Problem description: Make an exact copy of the lines, leaving the pictures out.

Information supplied:
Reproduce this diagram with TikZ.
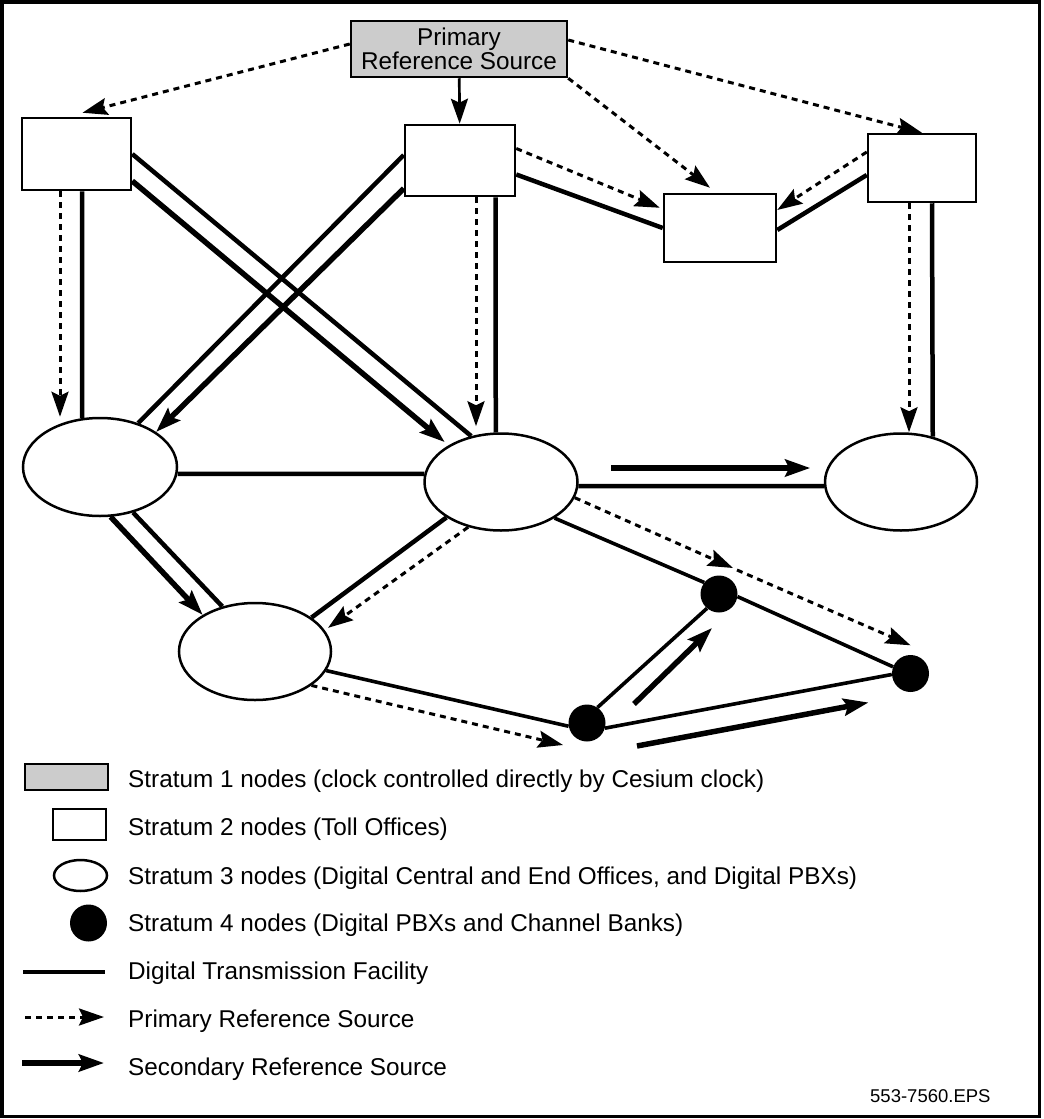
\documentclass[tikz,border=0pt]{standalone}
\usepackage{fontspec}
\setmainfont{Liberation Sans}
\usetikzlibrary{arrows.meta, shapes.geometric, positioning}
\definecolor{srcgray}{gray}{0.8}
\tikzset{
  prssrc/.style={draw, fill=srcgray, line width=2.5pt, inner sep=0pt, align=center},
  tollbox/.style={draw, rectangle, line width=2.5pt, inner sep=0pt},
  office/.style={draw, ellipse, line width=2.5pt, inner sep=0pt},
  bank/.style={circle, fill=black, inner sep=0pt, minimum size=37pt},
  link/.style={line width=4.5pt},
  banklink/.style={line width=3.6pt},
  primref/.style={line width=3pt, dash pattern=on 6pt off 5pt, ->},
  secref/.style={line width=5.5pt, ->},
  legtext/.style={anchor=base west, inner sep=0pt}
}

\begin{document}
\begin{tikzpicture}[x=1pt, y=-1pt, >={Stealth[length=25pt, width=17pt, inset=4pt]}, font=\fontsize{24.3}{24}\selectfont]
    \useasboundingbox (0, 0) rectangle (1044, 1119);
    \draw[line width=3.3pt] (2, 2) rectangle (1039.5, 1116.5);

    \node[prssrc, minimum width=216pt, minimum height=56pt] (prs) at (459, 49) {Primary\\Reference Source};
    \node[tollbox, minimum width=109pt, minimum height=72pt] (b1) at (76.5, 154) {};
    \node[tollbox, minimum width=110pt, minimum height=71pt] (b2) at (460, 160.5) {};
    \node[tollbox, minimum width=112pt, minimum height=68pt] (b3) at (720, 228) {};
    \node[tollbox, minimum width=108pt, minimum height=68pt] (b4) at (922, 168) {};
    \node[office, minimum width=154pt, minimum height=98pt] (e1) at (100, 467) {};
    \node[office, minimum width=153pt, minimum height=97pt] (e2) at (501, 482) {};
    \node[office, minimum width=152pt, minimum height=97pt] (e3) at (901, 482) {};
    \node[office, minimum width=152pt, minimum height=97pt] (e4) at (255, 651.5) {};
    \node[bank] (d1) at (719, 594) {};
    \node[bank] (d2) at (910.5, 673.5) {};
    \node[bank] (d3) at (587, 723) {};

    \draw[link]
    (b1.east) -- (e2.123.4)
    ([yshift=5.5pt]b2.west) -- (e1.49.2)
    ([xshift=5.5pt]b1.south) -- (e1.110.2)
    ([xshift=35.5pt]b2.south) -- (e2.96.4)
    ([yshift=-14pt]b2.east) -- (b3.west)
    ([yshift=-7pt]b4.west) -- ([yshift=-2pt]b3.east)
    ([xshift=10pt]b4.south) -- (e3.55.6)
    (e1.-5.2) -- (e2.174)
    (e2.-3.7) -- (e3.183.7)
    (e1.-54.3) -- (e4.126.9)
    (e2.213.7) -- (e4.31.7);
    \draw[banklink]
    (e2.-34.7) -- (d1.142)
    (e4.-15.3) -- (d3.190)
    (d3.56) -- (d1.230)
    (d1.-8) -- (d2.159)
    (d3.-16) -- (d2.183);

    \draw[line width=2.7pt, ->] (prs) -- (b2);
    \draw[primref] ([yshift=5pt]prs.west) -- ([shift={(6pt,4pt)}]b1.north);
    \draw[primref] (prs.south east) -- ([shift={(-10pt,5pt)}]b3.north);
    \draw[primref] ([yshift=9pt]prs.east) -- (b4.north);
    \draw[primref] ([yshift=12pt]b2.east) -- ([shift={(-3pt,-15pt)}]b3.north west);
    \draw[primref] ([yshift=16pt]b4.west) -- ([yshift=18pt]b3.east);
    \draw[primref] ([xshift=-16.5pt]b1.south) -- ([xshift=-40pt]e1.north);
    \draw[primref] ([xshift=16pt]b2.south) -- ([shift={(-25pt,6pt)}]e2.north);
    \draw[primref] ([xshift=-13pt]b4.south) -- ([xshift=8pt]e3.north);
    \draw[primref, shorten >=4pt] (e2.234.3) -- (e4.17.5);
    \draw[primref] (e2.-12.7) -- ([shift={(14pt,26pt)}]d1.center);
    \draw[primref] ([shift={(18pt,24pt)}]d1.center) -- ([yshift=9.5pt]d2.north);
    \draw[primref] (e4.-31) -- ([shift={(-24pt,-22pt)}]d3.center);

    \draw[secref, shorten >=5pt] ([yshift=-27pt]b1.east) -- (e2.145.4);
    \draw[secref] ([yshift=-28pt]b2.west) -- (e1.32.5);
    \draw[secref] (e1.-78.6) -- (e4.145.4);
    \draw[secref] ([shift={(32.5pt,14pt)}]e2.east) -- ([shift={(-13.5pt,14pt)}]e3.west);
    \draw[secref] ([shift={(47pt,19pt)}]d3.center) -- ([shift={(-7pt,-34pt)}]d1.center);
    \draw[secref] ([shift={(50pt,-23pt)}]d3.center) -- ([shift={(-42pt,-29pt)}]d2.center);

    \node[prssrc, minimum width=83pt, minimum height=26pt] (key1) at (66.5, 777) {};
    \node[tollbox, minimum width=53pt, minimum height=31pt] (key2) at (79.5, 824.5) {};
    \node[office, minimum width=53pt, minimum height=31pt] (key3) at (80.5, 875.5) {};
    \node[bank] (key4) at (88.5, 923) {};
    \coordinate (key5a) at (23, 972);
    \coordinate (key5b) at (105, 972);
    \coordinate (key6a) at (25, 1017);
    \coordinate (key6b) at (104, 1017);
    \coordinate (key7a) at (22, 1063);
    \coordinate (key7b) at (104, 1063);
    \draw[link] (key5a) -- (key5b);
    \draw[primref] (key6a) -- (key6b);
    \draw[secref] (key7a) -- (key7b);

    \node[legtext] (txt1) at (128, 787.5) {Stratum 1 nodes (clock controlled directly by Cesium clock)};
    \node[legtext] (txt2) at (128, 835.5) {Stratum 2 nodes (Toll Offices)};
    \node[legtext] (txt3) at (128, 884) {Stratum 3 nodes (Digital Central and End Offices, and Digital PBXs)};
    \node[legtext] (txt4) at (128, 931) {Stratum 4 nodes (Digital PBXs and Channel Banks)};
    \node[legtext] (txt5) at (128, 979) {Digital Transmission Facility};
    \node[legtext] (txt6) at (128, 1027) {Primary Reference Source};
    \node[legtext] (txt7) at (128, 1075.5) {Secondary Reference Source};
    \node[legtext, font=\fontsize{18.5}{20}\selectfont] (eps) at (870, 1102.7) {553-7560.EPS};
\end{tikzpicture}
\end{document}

Task output:
Reproduce this diagram with TikZ.
\documentclass[tikz,border=0pt]{standalone}
\usepackage{fontspec}
\setmainfont{Liberation Sans}
\usetikzlibrary{arrows.meta, shapes.geometric, positioning}
\definecolor{srcgray}{gray}{0.8}
\tikzset{
  prssrc/.style={draw, fill=srcgray, line width=2.5pt, inner sep=0pt, align=center},
  tollbox/.style={draw, rectangle, line width=2.5pt, inner sep=0pt},
  office/.style={draw, ellipse, line width=2.5pt, inner sep=0pt},
  bank/.style={circle, fill=black, inner sep=0pt, minimum size=37pt},
  link/.style={line width=4.5pt},
  banklink/.style={line width=3.6pt},
  primref/.style={line width=3pt, dash pattern=on 6pt off 5pt, ->},
  secref/.style={line width=5.5pt, ->},
  legtext/.style={anchor=base west, inner sep=0pt}
}

\begin{document}
\begin{tikzpicture}[x=1pt, y=-1pt, >={Stealth[length=25pt, width=17pt, inset=4pt]}, font=\fontsize{24.3}{24}\selectfont]
    \useasboundingbox (0, 0) rectangle (1044, 1119);
    \draw[line width=3.3pt] (2, 2) rectangle (1039.5, 1116.5);

    \node[prssrc, minimum width=216pt, minimum height=56pt] (prs) at (459, 49) {Primary\\Reference Source};
    \node[tollbox, minimum width=109pt, minimum height=72pt] (b1) at (76.5, 154) {};
    \node[tollbox, minimum width=110pt, minimum height=71pt] (b2) at (460, 160.5) {};
    \node[tollbox, minimum width=112pt, minimum height=68pt] (b3) at (720, 228) {};
    \node[tollbox, minimum width=108pt, minimum height=68pt] (b4) at (922, 168) {};
    \node[office, minimum width=154pt, minimum height=98pt] (e1) at (100, 467) {};
    \node[office, minimum width=153pt, minimum height=97pt] (e2) at (501, 482) {};
    \node[office, minimum width=152pt, minimum height=97pt] (e3) at (901, 482) {};
    \node[office, minimum width=152pt, minimum height=97pt] (e4) at (255, 651.5) {};
    \node[bank] (d1) at (719, 594) {};
    \node[bank] (d2) at (910.5, 673.5) {};
    \node[bank] (d3) at (587, 723) {};

    \draw[link]
    (b1.east) -- (e2.123.4)
    ([yshift=5.5pt]b2.west) -- (e1.49.2)
    ([xshift=5.5pt]b1.south) -- (e1.110.2)
    ([xshift=35.5pt]b2.south) -- (e2.96.4)
    ([yshift=-14pt]b2.east) -- (b3.west)
    ([yshift=-7pt]b4.west) -- ([yshift=-2pt]b3.east)
    ([xshift=10pt]b4.south) -- (e3.55.6)
    (e1.-5.2) -- (e2.174)
    (e2.-3.7) -- (e3.183.7)
    (e1.-54.3) -- (e4.126.9)
    (e2.213.7) -- (e4.31.7);
    \draw[banklink]
    (e2.-34.7) -- (d1.142)
    (e4.-15.3) -- (d3.190)
    (d3.56) -- (d1.230)
    (d1.-8) -- (d2.159)
    (d3.-16) -- (d2.183);

    \draw[line width=2.7pt, ->] (prs) -- (b2);
    \draw[primref] ([yshift=5pt]prs.west) -- ([shift={(6pt,4pt)}]b1.north);
    \draw[primref] (prs.south east) -- ([shift={(-10pt,5pt)}]b3.north);
    \draw[primref] ([yshift=9pt]prs.east) -- (b4.north);
    \draw[primref] ([yshift=12pt]b2.east) -- ([shift={(-3pt,-15pt)}]b3.north west);
    \draw[primref] ([yshift=16pt]b4.west) -- ([yshift=18pt]b3.east);
    \draw[primref] ([xshift=-16.5pt]b1.south) -- ([xshift=-40pt]e1.north);
    \draw[primref] ([xshift=16pt]b2.south) -- ([shift={(-25pt,6pt)}]e2.north);
    \draw[primref] ([xshift=-13pt]b4.south) -- ([xshift=8pt]e3.north);
    \draw[primref, shorten >=4pt] (e2.234.3) -- (e4.17.5);
    \draw[primref] (e2.-12.7) -- ([shift={(14pt,26pt)}]d1.center);
    \draw[primref] ([shift={(18pt,24pt)}]d1.center) -- ([yshift=9.5pt]d2.north);
    \draw[primref] (e4.-31) -- ([shift={(-24pt,-22pt)}]d3.center);

    \draw[secref, shorten >=5pt] ([yshift=-27pt]b1.east) -- (e2.145.4);
    \draw[secref] ([yshift=-28pt]b2.west) -- (e1.32.5);
    \draw[secref] (e1.-78.6) -- (e4.145.4);
    \draw[secref] ([shift={(32.5pt,14pt)}]e2.east) -- ([shift={(-13.5pt,14pt)}]e3.west);
    \draw[secref] ([shift={(47pt,19pt)}]d3.center) -- ([shift={(-7pt,-34pt)}]d1.center);
    \draw[secref] ([shift={(50pt,-23pt)}]d3.center) -- ([shift={(-42pt,-29pt)}]d2.center);

    \node[prssrc, minimum width=83pt, minimum height=26pt] (key1) at (66.5, 777) {};
    \node[tollbox, minimum width=53pt, minimum height=31pt] (key2) at (79.5, 824.5) {};
    \node[office, minimum width=53pt, minimum height=31pt] (key3) at (80.5, 875.5) {};
    \node[bank] (key4) at (88.5, 923) {};
    \coordinate (key5a) at (23, 972);
    \coordinate (key5b) at (105, 972);
    \coordinate (key6a) at (25, 1017);
    \coordinate (key6b) at (104, 1017);
    \coordinate (key7a) at (22, 1063);
    \coordinate (key7b) at (104, 1063);
    \draw[link] (key5a) -- (key5b);
    \draw[primref] (key6a) -- (key6b);
    \draw[secref] (key7a) -- (key7b);

    \node[legtext] (txt1) at (128, 787.5) {Stratum 1 nodes (clock controlled directly by Cesium clock)};
    \node[legtext] (txt2) at (128, 835.5) {Stratum 2 nodes (Toll Offices)};
    \node[legtext] (txt3) at (128, 884) {Stratum 3 nodes (Digital Central and End Offices, and Digital PBXs)};
    \node[legtext] (txt4) at (128, 931) {Stratum 4 nodes (Digital PBXs and Channel Banks)};
    \node[legtext] (txt5) at (128, 979) {Digital Transmission Facility};
    \node[legtext] (txt6) at (128, 1027) {Primary Reference Source};
    \node[legtext] (txt7) at (128, 1075.5) {Secondary Reference Source};
    \node[legtext, font=\fontsize{18.5}{20}\selectfont] (eps) at (870, 1102.7) {553-7560.EPS};
\end{tikzpicture}
\end{document}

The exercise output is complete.